Fifteen patients have died and more than 100 patients are in intensive care with suspected swine flu as doctors warned that the disease is turning out to be more severe than last year.
Intensive care specialists said that the NHS was under greater pressure than 12 months ago. There has been a surge of cases admitted to hospital in the last 10 days and in the North-west the numbers are above those at the peak of last year's pandemic.
Five deaths were reported in the North-west yesterday, including that of Kay Burdett, a 32-year-old mother-of-two from Liverpool, who had received hospital treatment for asthma.
In the North-east, the situation is "as bad as or worse than" at the peak last year, according to public health specialists. Most of those affected are aged 18-35, including pregnant women, the obese and those with chronic health problems.
Ten of the worst affected patients whose lungs have given out, including three pregnant women, are being treated on Extra-Corporeal Membrane Oxygenation (ECMO) machines. A further six critically ill patients are waiting for spaces on the machines to become available. Extra beds have been opened in four hospitals at Papworth in Huntingdonshire, the Royal Brompton in London, Newcastle Upon Tyne NHS trust and University Hospitals of South Manchester, in addition to the existing unit at Glenfield Hospital in Leicester.
Last year only Papworth and the Royal Brompton were opened.
The numbers of severely ill patients have taken specialists by surprise because monitoring suggests low levels of swine flu in the community.
There have been an unconfirmed reports of 17 flu deaths in the UK not including Scotland – 15 of which are associated with H1N1 swine flu.
Bob Winter, president of the Intensive Care Society and a consultant in Nottingham, said: "Something different is happening this year. The last 10 days have seen a sudden surge of activity. The numbers in intensive care are increasing across the UK. In the north west they are more than at the peak of the pandemic.
"We have told the Department of Health that this is emerging as a serious issue. We suggested the groups convened last year for swine flu critical care planning should be reconvened. The disease seems disproportionately severe."

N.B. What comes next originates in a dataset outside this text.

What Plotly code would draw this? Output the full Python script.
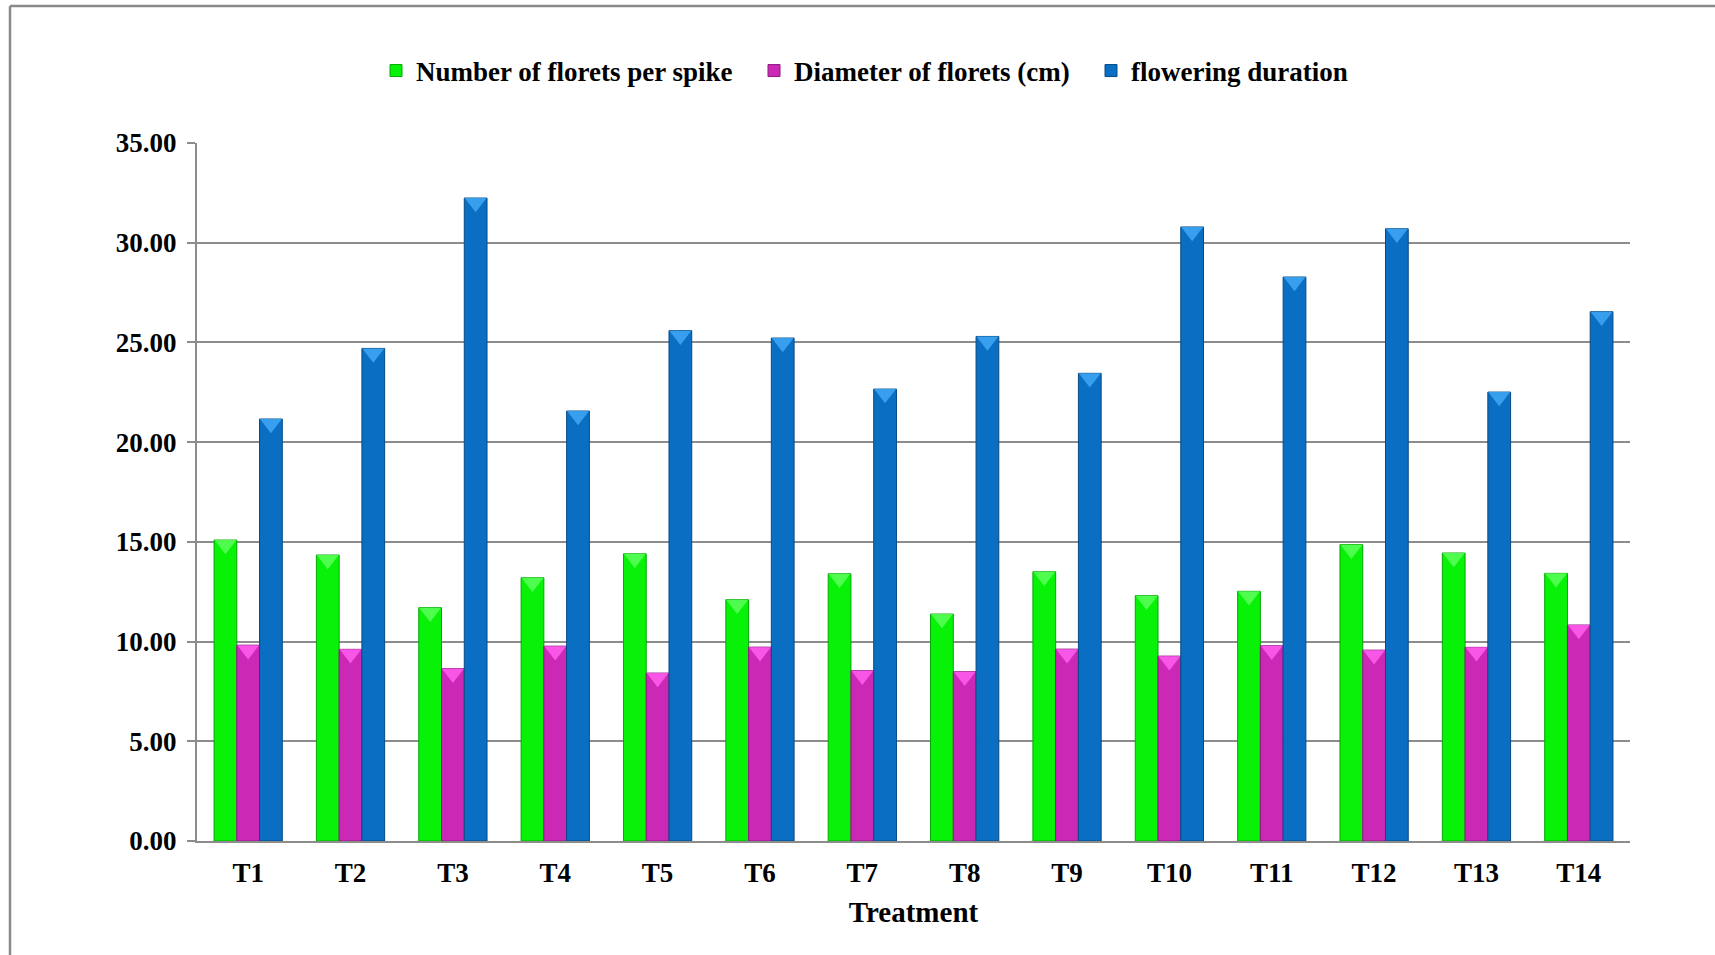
import plotly.graph_objects as go

# Treatments and measured traits
treatments = ["T1", "T2", "T3", "T4", "T5", "T6", "T7",
              "T8", "T9", "T10", "T11", "T12", "T13", "T14"]
florets_per_spike = [15.09, 14.34, 11.70, 13.20, 14.40, 12.10, 13.40,
                     11.38, 13.50, 12.30, 12.52, 14.86, 14.44, 13.42]
floret_diameter = [9.82, 9.61, 8.64, 9.77, 8.42, 9.72, 8.54,
                   8.49, 9.62, 9.27, 9.79, 9.57, 9.71, 10.83]
flowering_duration = [21.16, 24.70, 32.24, 21.56, 25.59, 25.22, 22.66,
                      25.30, 23.45, 30.79, 28.28, 30.70, 22.51, 26.54]
y_ticks = [0, 5, 10, 15, 20, 25, 30, 35]

W, H = 1715, 955
ML, MR, MT, MB = 197, 85, 143, 114
FONT = "Liberation Serif, Times New Roman, serif"
GRID = "#8c8c8c"
Y_MAX = 35

pw = W - ML - MR
ph = H - MT - MB
def px_x(p):
    return (p - ML) / pw
def px_y(p):
    return 1 - (p - MT) / ph

series = [
    # name, values, fill, edge, bevel highlight, legend id, legend x (px)
    ("Number of florets per spike", florets_per_spike,
     "#08f208", "#05a805", "#5cff5c", "legend", 376),
    ("Diameter of florets (cm)", floret_diameter,
     "#cc28b6", "#8e1a7f", "#ff5ef0", "legend2", 754),
    ("flowering duration", flowering_duration,
     "#0a6fc2", "#064a85", "#3fa8f5", "legend3", 1091),
]

# size of the bevel triangle sitting on each bar top
BEVEL = 19
bevel_drop = (BEVEL * 0.25) / ph * Y_MAX

fig = go.Figure()
for i, (name, vals, fill, edge, hi, leg, lx) in enumerate(series):
    fig.add_trace(go.Bar(
        x=treatments, y=vals, name=name, legend=leg,
        offsetgroup=str(i),
        marker=dict(color=fill, line=dict(color=edge, width=1)),
    ))
for i, (name, vals, fill, edge, hi, leg, lx) in enumerate(series):
    fig.add_trace(go.Scatter(
        x=treatments, y=[v - bevel_drop for v in vals],
        mode="markers", showlegend=False, hoverinfo="skip",
        offsetgroup=str(i),
        marker=dict(symbol="triangle-down", size=BEVEL, color=hi,
                    opacity=0.85, line=dict(width=0)),
    ))

# outer chart frame (top and left edges visible)
frame = dict(color="#8a8a8a", width=2.5)
fig.add_shape(type="line", xref="paper", yref="paper",
              x0=px_x(10), x1=px_x(10), y0=px_y(6), y1=px_y(H + 5), line=frame)
fig.add_shape(type="line", xref="paper", yref="paper",
              x0=px_x(10), x1=px_x(W + 5), y0=px_y(6), y1=px_y(6), line=frame)

legend_font = dict(family=FONT, size=27, color="black", weight="bold")
legends = {}
for name, vals, fill, edge, hi, leg, lx in series:
    legends[leg] = dict(
        orientation="h", x=px_x(lx), xanchor="left",
        y=px_y(71), yanchor="middle", font=legend_font, itemwidth=30,
        bgcolor="rgba(0,0,0,0)",
    )

fig.update_layout(
    width=W, height=H,
    margin=dict(l=ML, r=MR, t=MT, b=MB),
    paper_bgcolor="white", plot_bgcolor="white",
    barmode="group", bargap=0.333, bargroupgap=0,
    scattermode="group", scattergap=0.333,
    font=dict(family=FONT, size=27, color="black"),
    showlegend=True,
    **legends,
)

fig.update_xaxes(
    showline=True, linecolor=GRID, linewidth=2,
    ticks="", showgrid=False,
    tickfont=dict(family=FONT, size=27, color="black", weight="bold"),
    ticklabelstandoff=7,
    title=dict(text="Treatment", standoff=14,
               font=dict(family=FONT, size=29, color="black", weight="bold")),
)
fig.update_yaxes(
    range=[0, Y_MAX], tickvals=y_ticks,
    ticktext=[f"{v:.2f}" for v in y_ticks],
    showline=True, linecolor=GRID, linewidth=2,
    ticks="outside", ticklen=8, tickcolor=GRID, tickwidth=2,
    showgrid=True, gridcolor=GRID, gridwidth=2,
    zeroline=False,
    tickfont=dict(family=FONT, size=27, color="black", weight="bold"),
    ticklabelstandoff=5,
)

fig.write_html("out.html")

Richard Firmin, director of the the UK's main ECMO centre at Glenfield Hospital, Leicester, with five beds, said: "It is very busy, even busier than last year. The way we are headed we are not sure we will have enough capacity. We have 15 beds open altogether – we didn't need more than 12 last year. We have pretty much activated all those who can do it.
"No one was expecting it to be worse this year than last year."

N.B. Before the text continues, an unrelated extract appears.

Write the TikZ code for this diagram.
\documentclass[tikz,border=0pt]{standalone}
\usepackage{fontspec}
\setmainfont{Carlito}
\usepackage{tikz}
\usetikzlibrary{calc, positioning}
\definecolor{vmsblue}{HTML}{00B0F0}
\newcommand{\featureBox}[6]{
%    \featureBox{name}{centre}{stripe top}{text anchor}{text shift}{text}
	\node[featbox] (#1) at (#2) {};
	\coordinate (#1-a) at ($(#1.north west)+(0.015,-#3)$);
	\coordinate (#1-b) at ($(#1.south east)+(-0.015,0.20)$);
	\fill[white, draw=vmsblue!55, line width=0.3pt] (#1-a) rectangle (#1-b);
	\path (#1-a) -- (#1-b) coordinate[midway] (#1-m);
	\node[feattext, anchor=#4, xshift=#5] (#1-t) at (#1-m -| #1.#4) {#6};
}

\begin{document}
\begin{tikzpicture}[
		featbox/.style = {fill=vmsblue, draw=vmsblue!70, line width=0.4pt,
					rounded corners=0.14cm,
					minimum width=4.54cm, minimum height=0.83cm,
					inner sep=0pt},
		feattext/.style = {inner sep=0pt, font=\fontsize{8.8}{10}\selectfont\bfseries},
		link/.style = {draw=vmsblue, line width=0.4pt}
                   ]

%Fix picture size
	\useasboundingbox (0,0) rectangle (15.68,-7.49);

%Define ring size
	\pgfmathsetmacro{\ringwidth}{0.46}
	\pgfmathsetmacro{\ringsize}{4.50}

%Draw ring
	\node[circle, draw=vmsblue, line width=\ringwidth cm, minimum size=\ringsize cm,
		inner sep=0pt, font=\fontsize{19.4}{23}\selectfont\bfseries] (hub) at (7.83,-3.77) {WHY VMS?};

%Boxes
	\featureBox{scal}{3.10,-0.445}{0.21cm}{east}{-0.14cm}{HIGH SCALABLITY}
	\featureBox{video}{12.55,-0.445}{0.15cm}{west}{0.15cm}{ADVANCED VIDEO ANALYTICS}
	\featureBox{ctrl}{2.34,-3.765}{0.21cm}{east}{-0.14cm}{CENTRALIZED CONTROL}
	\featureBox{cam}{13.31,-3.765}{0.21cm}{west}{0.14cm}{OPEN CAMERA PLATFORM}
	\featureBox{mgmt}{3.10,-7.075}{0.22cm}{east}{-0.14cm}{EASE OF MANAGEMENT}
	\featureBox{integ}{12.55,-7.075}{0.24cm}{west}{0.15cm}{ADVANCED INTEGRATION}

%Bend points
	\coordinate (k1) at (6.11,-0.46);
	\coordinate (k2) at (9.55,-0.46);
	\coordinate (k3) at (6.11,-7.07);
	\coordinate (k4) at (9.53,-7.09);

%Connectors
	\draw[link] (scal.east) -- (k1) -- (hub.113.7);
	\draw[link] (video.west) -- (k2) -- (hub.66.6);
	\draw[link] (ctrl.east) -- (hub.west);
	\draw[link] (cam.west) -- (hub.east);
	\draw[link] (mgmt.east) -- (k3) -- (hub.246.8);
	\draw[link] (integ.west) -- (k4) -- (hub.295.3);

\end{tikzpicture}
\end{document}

ECMO is a highly-skilled technique requiring twice the number of nurses of an intensive care bed. Nurses must be specially trained and that "cannot be done in a week", Dr Firmin said.

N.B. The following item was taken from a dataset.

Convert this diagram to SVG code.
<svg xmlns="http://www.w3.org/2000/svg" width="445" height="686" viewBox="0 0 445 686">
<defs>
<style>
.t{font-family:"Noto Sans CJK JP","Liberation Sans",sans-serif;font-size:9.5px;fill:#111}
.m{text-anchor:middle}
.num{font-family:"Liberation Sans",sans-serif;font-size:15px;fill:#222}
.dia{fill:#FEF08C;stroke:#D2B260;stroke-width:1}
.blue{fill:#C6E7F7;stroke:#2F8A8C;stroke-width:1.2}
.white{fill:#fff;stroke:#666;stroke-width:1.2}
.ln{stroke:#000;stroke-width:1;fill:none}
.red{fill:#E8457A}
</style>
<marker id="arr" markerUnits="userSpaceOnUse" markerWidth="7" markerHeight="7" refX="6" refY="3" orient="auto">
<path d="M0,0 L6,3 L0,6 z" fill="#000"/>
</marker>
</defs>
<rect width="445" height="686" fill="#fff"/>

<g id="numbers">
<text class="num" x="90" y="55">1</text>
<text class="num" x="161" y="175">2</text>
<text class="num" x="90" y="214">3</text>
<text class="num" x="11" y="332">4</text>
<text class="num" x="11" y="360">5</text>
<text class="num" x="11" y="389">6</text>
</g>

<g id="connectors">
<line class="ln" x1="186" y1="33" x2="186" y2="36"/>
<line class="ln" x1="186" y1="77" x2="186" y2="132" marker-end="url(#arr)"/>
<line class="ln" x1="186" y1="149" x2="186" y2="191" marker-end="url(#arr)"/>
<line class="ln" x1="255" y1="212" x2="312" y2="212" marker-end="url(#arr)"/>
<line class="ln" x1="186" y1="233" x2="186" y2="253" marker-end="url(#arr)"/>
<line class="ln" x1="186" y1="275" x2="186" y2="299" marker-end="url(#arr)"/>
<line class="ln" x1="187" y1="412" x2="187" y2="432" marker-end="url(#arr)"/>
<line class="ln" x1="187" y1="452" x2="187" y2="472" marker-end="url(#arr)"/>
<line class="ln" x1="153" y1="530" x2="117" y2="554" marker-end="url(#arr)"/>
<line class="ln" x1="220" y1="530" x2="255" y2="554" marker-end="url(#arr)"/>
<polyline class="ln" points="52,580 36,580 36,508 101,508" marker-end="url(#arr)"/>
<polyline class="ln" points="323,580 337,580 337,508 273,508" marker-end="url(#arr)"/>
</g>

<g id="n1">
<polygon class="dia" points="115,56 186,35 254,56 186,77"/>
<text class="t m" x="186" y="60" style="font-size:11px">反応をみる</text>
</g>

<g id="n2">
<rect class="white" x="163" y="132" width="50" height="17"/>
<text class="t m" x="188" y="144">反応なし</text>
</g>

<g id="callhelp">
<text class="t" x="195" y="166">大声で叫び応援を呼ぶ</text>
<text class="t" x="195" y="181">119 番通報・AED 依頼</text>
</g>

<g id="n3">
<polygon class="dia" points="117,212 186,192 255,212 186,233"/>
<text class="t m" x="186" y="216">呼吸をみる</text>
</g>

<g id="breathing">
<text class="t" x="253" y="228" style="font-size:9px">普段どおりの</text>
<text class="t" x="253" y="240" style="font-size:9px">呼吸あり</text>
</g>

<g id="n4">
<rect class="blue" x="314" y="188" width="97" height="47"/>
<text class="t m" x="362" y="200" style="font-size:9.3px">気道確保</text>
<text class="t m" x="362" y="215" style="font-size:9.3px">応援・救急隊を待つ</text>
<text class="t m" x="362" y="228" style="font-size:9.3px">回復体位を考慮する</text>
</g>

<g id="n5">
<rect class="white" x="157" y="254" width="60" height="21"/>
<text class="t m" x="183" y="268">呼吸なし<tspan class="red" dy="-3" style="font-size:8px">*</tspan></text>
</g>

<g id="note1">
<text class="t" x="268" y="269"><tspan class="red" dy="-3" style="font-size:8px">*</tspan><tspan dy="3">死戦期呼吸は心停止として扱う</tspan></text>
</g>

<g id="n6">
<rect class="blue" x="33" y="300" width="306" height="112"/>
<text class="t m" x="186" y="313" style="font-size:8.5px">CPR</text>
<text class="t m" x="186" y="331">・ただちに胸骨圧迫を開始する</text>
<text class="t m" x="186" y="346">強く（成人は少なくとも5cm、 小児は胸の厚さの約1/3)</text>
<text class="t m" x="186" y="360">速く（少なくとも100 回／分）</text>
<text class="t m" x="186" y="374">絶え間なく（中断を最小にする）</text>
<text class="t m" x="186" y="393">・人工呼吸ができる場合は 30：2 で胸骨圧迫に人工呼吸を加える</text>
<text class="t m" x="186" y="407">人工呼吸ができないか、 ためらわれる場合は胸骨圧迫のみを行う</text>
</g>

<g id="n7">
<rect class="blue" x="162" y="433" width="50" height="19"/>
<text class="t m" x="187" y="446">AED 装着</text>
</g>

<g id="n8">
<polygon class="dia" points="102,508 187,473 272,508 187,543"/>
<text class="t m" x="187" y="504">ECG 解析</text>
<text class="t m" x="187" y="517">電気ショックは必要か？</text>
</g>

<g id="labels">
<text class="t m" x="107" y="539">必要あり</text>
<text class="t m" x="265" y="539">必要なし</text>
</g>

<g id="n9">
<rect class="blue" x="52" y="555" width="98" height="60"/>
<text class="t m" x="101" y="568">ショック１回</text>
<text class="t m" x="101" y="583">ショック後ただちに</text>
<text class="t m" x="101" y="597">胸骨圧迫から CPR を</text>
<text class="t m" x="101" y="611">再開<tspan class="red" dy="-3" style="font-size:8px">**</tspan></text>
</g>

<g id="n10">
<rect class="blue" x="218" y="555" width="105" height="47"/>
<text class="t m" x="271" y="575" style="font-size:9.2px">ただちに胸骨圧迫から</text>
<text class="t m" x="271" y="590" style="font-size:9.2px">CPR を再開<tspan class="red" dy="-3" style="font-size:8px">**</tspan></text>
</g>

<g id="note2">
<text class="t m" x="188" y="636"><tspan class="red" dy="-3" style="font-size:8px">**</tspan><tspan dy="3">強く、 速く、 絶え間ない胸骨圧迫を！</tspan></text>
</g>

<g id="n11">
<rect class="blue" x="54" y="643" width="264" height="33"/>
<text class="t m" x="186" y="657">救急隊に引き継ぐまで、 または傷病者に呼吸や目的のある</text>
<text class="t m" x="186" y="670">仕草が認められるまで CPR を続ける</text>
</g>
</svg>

"We have already had to escalate [provision of ECMO beds] two steps beyond what we had last year. Things are at least as bad as they were last year in intensive care generally, as well as ECMO. What we don't know is whether this is the peak or there is worse to come. Our feeling is it is probably going to get worse. If it gets a lot worse we could be in a lot of difficulty."
Last year the NHS had narrowly avoided having to restrict hospitals to emergency-only surgery in order to keep enough intensive care beds open for swine flu patients, but that may be unavoidable this year, Mr Firmin said. "The signs are that we are heading that way – keeping emergency ITU beds available when needed [for swine flu patients]. No one has declared so far but it is having an impact."
NHS Chief Executive Sir David Nicholson said: "There is always more pressure at this time of year. But the NHS is well-prepared."
A spokesperson for the Health Protection Agency said it was updating the number of deaths on a weekly basis and was monitoring the situation carefully.